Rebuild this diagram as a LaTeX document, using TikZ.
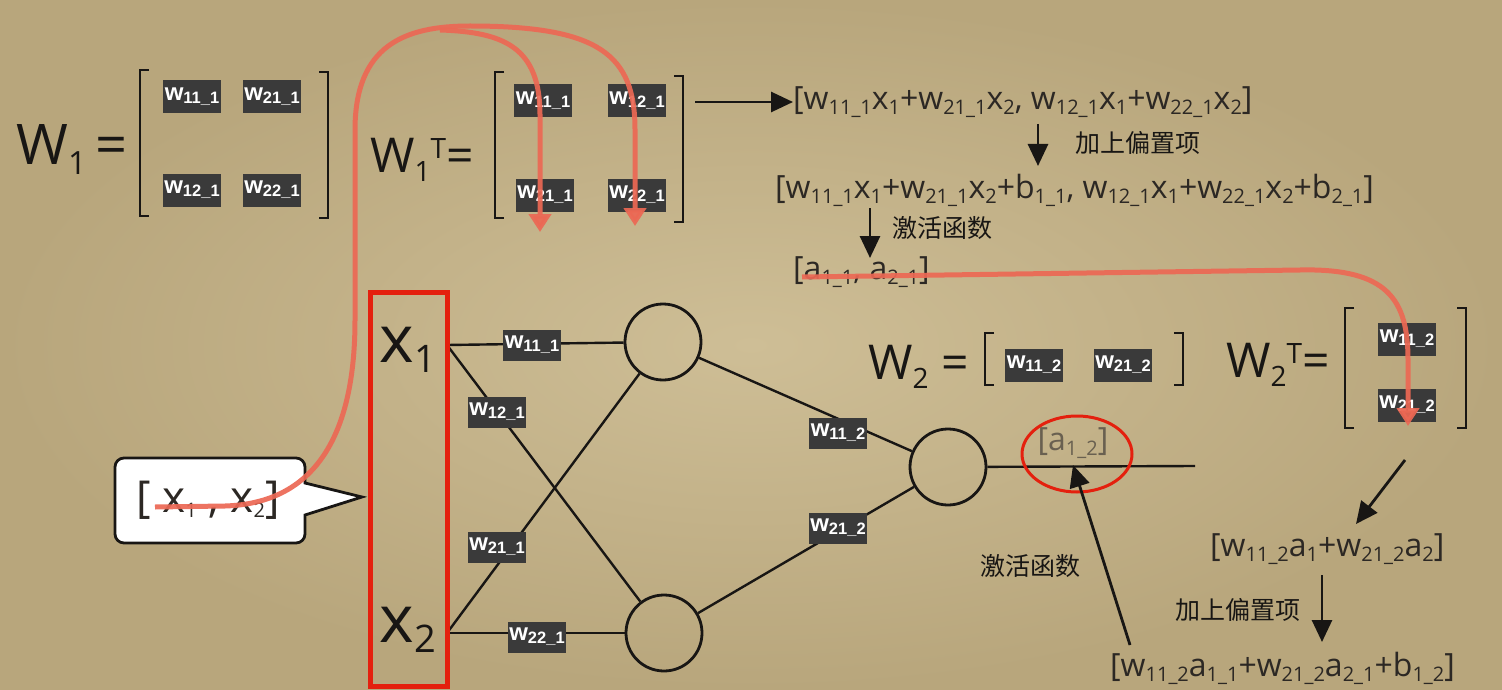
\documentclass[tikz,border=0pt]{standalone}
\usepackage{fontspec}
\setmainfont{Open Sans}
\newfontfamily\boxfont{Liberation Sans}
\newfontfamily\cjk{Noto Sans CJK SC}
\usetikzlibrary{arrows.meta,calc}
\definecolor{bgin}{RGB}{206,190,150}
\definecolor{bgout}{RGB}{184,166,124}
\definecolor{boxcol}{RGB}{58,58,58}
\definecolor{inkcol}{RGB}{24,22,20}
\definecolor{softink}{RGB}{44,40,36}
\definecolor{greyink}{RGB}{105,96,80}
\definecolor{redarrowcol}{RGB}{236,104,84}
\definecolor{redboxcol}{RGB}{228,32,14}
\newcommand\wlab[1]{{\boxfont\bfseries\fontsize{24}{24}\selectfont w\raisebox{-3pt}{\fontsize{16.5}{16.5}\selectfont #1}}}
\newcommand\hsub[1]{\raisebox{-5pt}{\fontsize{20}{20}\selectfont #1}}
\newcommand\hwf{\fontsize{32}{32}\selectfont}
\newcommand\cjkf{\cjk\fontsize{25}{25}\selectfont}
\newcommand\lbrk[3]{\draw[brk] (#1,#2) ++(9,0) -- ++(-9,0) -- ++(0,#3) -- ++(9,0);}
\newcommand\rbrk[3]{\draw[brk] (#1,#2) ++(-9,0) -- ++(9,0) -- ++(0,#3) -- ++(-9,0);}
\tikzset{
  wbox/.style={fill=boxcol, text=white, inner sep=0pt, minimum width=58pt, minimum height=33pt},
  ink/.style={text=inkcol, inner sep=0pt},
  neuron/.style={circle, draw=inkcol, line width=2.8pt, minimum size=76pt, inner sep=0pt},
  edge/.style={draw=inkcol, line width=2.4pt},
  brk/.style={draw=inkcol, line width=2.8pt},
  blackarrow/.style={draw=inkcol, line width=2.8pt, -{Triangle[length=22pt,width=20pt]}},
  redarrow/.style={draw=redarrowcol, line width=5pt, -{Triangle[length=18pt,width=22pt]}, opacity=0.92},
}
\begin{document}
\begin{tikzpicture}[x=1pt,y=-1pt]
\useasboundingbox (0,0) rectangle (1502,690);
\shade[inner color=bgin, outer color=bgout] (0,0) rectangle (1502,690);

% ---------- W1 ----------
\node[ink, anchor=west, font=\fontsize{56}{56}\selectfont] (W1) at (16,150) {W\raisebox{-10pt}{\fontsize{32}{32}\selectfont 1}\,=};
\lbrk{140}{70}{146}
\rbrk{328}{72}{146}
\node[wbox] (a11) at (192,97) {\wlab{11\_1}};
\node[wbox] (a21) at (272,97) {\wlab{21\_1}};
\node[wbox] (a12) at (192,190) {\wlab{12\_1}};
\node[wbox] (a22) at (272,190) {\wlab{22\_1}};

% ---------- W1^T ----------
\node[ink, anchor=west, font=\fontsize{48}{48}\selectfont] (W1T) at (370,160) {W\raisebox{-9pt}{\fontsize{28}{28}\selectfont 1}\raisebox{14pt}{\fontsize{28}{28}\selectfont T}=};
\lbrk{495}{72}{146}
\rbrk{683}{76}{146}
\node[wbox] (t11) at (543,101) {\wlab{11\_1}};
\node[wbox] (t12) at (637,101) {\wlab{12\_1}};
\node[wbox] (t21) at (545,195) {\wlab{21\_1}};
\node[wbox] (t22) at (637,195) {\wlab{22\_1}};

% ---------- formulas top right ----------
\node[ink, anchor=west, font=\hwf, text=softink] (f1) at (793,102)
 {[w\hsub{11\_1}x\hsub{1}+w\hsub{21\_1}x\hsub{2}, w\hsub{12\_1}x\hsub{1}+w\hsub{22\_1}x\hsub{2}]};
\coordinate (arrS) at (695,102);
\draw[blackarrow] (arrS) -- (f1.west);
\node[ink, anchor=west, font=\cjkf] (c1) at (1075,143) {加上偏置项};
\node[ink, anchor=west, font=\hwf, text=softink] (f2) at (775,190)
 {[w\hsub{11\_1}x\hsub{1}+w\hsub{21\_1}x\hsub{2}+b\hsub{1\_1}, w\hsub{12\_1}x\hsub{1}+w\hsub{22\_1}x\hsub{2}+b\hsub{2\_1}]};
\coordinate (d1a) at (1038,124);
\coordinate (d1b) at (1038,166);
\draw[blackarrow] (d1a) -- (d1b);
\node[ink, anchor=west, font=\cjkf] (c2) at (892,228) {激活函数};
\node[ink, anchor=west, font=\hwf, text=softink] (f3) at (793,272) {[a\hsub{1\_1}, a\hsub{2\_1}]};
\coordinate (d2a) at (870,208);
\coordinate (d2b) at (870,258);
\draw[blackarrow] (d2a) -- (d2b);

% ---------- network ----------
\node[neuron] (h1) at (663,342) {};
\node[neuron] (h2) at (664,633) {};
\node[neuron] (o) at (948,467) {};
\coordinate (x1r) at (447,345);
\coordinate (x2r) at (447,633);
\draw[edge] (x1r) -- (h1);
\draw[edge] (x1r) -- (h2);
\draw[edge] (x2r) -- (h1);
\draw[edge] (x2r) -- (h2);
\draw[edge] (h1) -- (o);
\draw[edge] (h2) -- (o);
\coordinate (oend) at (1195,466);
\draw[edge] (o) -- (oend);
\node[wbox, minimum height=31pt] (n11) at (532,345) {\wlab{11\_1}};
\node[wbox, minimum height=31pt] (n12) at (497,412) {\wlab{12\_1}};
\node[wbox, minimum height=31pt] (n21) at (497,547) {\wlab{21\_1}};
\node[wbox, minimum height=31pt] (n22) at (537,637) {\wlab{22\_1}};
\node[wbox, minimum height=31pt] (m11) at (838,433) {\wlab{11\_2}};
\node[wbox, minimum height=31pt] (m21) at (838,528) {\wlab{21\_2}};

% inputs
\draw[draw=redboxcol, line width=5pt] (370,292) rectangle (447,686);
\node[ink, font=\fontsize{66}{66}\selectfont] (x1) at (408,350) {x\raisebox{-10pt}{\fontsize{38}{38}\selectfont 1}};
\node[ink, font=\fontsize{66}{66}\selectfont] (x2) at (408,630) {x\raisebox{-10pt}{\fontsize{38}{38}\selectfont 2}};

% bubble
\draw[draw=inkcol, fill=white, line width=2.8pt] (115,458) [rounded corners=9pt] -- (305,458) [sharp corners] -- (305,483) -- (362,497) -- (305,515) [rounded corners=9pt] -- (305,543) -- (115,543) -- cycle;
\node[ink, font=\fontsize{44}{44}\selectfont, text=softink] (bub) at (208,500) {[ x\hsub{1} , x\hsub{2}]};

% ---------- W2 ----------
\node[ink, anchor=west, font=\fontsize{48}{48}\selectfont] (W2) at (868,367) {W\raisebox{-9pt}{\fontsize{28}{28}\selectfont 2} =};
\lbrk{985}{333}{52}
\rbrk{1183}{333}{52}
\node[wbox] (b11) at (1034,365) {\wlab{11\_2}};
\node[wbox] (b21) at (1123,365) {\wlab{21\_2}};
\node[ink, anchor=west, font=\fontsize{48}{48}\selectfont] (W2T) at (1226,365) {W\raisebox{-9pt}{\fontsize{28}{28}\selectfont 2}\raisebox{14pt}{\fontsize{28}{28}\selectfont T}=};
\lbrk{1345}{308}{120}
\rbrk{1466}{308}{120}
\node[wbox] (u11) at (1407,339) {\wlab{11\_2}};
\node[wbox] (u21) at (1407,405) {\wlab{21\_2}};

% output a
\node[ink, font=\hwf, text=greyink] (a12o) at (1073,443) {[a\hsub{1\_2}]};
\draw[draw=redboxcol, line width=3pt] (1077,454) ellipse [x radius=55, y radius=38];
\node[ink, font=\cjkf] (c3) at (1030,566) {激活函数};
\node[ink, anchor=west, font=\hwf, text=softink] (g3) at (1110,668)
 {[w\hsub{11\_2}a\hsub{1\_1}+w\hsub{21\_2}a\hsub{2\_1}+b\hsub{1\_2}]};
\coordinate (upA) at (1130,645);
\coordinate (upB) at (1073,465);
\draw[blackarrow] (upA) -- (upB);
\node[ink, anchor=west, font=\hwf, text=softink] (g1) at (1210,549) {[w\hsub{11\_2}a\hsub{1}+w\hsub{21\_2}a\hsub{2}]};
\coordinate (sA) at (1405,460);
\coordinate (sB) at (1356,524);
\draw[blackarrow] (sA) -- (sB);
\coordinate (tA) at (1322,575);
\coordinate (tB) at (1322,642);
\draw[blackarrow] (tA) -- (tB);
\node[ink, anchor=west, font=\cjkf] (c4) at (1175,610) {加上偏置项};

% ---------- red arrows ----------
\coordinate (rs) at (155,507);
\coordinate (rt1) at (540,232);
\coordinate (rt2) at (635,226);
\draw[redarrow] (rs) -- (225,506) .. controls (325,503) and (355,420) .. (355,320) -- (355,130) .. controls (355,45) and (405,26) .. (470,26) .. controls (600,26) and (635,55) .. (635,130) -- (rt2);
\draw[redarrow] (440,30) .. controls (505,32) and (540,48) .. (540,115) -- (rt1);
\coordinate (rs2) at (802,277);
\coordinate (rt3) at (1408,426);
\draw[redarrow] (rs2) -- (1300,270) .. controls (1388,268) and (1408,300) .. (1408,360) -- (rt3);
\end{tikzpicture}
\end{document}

Problem requirements: From the top of the listing above, repeat each line exactly until you reach the line containing "color=bgout] (0,0) rectangle (1502,690);", and repeat that one too. Leave the pictures out.

Solution to the problem:
Rebuild this diagram as a LaTeX document, using TikZ.
\documentclass[tikz,border=0pt]{standalone}
\usepackage{fontspec}
\setmainfont{Open Sans}
\newfontfamily\boxfont{Liberation Sans}
\newfontfamily\cjk{Noto Sans CJK SC}
\usetikzlibrary{arrows.meta,calc}
\definecolor{bgin}{RGB}{206,190,150}
\definecolor{bgout}{RGB}{184,166,124}
\definecolor{boxcol}{RGB}{58,58,58}
\definecolor{inkcol}{RGB}{24,22,20}
\definecolor{softink}{RGB}{44,40,36}
\definecolor{greyink}{RGB}{105,96,80}
\definecolor{redarrowcol}{RGB}{236,104,84}
\definecolor{redboxcol}{RGB}{228,32,14}
\newcommand\wlab[1]{{\boxfont\bfseries\fontsize{24}{24}\selectfont w\raisebox{-3pt}{\fontsize{16.5}{16.5}\selectfont #1}}}
\newcommand\hsub[1]{\raisebox{-5pt}{\fontsize{20}{20}\selectfont #1}}
\newcommand\hwf{\fontsize{32}{32}\selectfont}
\newcommand\cjkf{\cjk\fontsize{25}{25}\selectfont}
\newcommand\lbrk[3]{\draw[brk] (#1,#2) ++(9,0) -- ++(-9,0) -- ++(0,#3) -- ++(9,0);}
\newcommand\rbrk[3]{\draw[brk] (#1,#2) ++(-9,0) -- ++(9,0) -- ++(0,#3) -- ++(-9,0);}
\tikzset{
  wbox/.style={fill=boxcol, text=white, inner sep=0pt, minimum width=58pt, minimum height=33pt},
  ink/.style={text=inkcol, inner sep=0pt},
  neuron/.style={circle, draw=inkcol, line width=2.8pt, minimum size=76pt, inner sep=0pt},
  edge/.style={draw=inkcol, line width=2.4pt},
  brk/.style={draw=inkcol, line width=2.8pt},
  blackarrow/.style={draw=inkcol, line width=2.8pt, -{Triangle[length=22pt,width=20pt]}},
  redarrow/.style={draw=redarrowcol, line width=5pt, -{Triangle[length=18pt,width=22pt]}, opacity=0.92},
}
\begin{document}
\begin{tikzpicture}[x=1pt,y=-1pt]
\useasboundingbox (0,0) rectangle (1502,690);
\shade[inner color=bgin, outer color=bgout] (0,0) rectangle (1502,690);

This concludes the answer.